RECORDS FOR THIS TASK:
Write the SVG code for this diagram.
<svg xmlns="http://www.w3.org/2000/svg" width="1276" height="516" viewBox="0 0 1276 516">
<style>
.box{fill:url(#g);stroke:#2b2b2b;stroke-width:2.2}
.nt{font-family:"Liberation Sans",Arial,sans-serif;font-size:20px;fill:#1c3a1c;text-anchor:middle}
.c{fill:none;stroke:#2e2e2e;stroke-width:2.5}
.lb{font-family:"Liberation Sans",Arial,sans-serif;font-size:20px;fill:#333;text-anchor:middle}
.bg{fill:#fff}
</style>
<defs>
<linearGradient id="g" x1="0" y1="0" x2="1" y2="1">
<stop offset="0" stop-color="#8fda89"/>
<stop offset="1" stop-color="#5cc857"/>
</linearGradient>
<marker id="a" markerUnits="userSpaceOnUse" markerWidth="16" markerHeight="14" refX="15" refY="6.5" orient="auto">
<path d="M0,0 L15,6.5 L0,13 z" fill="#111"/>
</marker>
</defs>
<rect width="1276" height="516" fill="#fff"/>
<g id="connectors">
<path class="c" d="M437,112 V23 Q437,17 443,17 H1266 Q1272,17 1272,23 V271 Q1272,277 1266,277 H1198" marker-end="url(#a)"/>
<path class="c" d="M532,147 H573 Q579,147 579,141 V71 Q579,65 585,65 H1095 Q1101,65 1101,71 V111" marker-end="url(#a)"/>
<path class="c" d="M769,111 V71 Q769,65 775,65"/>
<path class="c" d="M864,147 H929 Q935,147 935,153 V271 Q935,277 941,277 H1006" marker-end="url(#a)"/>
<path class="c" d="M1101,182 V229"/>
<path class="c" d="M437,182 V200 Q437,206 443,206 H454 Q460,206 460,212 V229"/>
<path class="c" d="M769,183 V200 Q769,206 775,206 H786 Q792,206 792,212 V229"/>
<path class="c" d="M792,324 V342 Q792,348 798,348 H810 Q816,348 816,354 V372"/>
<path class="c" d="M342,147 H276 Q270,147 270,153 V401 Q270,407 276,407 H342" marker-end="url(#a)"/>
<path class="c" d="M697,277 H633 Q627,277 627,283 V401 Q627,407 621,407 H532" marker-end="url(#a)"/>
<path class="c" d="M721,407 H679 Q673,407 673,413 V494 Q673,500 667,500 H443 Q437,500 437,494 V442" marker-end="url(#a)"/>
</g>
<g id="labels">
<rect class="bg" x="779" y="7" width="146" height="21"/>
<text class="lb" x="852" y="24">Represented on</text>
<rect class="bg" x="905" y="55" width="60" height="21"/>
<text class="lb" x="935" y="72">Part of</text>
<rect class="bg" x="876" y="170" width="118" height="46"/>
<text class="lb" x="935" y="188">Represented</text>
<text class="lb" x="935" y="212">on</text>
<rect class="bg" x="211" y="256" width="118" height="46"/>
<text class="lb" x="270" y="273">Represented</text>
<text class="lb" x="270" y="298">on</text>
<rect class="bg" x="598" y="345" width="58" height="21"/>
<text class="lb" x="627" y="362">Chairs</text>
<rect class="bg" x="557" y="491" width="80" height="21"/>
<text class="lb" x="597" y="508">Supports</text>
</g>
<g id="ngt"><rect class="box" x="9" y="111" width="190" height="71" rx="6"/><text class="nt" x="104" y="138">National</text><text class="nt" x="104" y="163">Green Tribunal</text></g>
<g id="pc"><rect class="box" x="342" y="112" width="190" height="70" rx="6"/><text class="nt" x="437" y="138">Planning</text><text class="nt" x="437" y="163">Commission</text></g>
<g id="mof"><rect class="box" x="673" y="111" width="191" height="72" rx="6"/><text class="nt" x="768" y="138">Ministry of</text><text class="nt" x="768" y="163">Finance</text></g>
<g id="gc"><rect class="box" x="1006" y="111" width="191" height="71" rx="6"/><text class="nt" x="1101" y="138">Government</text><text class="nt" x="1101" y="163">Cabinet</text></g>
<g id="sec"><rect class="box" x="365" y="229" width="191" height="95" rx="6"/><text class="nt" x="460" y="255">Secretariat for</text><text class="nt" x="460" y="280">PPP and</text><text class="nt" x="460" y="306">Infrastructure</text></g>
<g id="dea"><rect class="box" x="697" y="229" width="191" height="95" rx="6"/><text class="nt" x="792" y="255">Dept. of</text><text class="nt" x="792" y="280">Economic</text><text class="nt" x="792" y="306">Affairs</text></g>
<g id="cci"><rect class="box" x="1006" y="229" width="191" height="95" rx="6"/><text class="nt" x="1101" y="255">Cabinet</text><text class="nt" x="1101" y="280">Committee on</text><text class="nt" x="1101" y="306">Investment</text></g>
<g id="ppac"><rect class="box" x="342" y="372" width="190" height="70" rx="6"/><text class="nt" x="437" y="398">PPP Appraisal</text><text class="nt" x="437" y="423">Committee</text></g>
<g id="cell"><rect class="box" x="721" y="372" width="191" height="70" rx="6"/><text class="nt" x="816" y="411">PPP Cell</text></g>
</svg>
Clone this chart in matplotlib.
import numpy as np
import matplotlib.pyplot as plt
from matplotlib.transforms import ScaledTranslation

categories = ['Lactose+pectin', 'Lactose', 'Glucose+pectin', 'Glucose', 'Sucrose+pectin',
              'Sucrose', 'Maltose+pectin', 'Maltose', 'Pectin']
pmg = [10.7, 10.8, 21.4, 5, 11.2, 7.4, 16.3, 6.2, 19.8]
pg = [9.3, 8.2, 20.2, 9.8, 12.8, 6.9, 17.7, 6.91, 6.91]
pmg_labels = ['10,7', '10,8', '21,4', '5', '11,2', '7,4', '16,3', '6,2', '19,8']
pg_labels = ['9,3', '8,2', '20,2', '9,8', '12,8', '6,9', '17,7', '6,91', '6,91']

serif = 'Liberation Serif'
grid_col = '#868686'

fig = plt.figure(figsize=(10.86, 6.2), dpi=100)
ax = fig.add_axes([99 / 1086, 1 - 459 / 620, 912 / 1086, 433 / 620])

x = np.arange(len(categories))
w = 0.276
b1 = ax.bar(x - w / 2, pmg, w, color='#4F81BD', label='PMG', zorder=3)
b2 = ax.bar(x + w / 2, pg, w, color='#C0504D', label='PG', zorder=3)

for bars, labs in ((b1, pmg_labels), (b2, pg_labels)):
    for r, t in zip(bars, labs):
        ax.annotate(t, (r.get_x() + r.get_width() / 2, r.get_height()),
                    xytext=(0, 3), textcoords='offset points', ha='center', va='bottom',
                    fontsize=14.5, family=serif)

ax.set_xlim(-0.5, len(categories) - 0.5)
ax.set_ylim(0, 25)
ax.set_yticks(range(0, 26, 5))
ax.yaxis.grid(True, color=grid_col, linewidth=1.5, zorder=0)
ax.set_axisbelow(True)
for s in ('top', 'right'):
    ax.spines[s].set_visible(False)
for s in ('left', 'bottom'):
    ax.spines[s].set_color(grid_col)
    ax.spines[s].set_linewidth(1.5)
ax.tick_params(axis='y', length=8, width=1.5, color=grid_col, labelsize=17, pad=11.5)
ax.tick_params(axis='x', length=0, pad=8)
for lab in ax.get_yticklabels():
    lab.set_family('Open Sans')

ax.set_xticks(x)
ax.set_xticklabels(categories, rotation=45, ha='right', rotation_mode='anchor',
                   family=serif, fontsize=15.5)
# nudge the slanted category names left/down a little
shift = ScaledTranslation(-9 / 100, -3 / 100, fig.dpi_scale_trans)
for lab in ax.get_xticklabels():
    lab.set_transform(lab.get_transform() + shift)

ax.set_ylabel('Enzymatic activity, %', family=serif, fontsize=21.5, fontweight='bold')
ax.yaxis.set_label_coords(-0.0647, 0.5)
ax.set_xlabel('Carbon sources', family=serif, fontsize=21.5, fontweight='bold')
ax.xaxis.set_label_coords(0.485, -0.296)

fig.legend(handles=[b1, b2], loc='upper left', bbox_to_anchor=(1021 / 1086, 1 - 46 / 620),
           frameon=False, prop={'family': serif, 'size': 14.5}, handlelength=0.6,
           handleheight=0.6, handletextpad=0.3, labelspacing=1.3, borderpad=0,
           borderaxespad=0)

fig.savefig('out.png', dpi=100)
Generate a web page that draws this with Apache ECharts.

EXERCISE GOAL: Each line from the line with "Clone this chart in matplotlib." to the line with "fontsize=14.5, family=serif)" is to be echoed exactly; both boundary lines are included, and nothing else is to be output.

TASK RESPONSE:
Clone this chart in matplotlib.
import numpy as np
import matplotlib.pyplot as plt
from matplotlib.transforms import ScaledTranslation

categories = ['Lactose+pectin', 'Lactose', 'Glucose+pectin', 'Glucose', 'Sucrose+pectin',
              'Sucrose', 'Maltose+pectin', 'Maltose', 'Pectin']
pmg = [10.7, 10.8, 21.4, 5, 11.2, 7.4, 16.3, 6.2, 19.8]
pg = [9.3, 8.2, 20.2, 9.8, 12.8, 6.9, 17.7, 6.91, 6.91]
pmg_labels = ['10,7', '10,8', '21,4', '5', '11,2', '7,4', '16,3', '6,2', '19,8']
pg_labels = ['9,3', '8,2', '20,2', '9,8', '12,8', '6,9', '17,7', '6,91', '6,91']

serif = 'Liberation Serif'
grid_col = '#868686'

fig = plt.figure(figsize=(10.86, 6.2), dpi=100)
ax = fig.add_axes([99 / 1086, 1 - 459 / 620, 912 / 1086, 433 / 620])

x = np.arange(len(categories))
w = 0.276
b1 = ax.bar(x - w / 2, pmg, w, color='#4F81BD', label='PMG', zorder=3)
b2 = ax.bar(x + w / 2, pg, w, color='#C0504D', label='PG', zorder=3)

for bars, labs in ((b1, pmg_labels), (b2, pg_labels)):
    for r, t in zip(bars, labs):
        ax.annotate(t, (r.get_x() + r.get_width() / 2, r.get_height()),
                    xytext=(0, 3), textcoords='offset points', ha='center', va='bottom',
                    fontsize=14.5, family=serif)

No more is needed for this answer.